Caterpillar outbreak's impact on Calgary trees primarily cosmetic (for now)
An unexpected leafroller caterpillar infestation in Calgary and surrounding communities has left aspen trees with curled leaves covered in bite marks but arborists predict the damage will be short-lived.
“We’re seeing quite an infestation of caterpillars, more than we usually see in the spring,” said Codie Anderson, a board certified master arborist and ArborCare Tree Service manager. “It’s not uncommon to have the occasional outbreak but this type of citywide, or even beyond the city, is really quite heavy, quite unusual.”
“We were expecting a lighter year for insects after the winter that we had but then spring was beautiful, it was the perfect conditions for all the plants to catch up and for all the insects to catch up and they’ve really done it.”
Anderson says leafroller caterpillars turn leaves into makeshift cocoons where they pupate and become moths. “It keeps them pretty safe from most things.
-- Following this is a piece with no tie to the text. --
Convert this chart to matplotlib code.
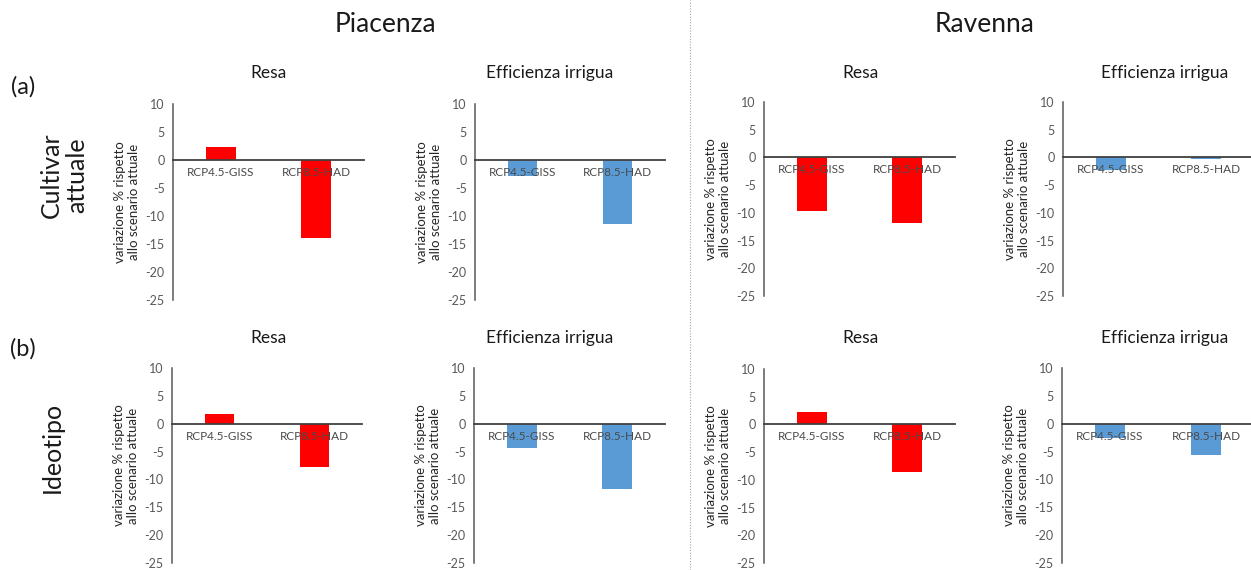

Even the sprays, once you get to the stage where everything’s rolled up, are less effective.”
The caterpillars are doing significant damage to native aspen stands in the wild this year but the damaged leaves that fall to the ground are beneficial and promote future growth. Homeowners may be disappointed by the cosmetic damage to their aspen trees but Anderson expects the trees will fully recover in the coming years assuming the cyclical nature of caterpillar infestations returns.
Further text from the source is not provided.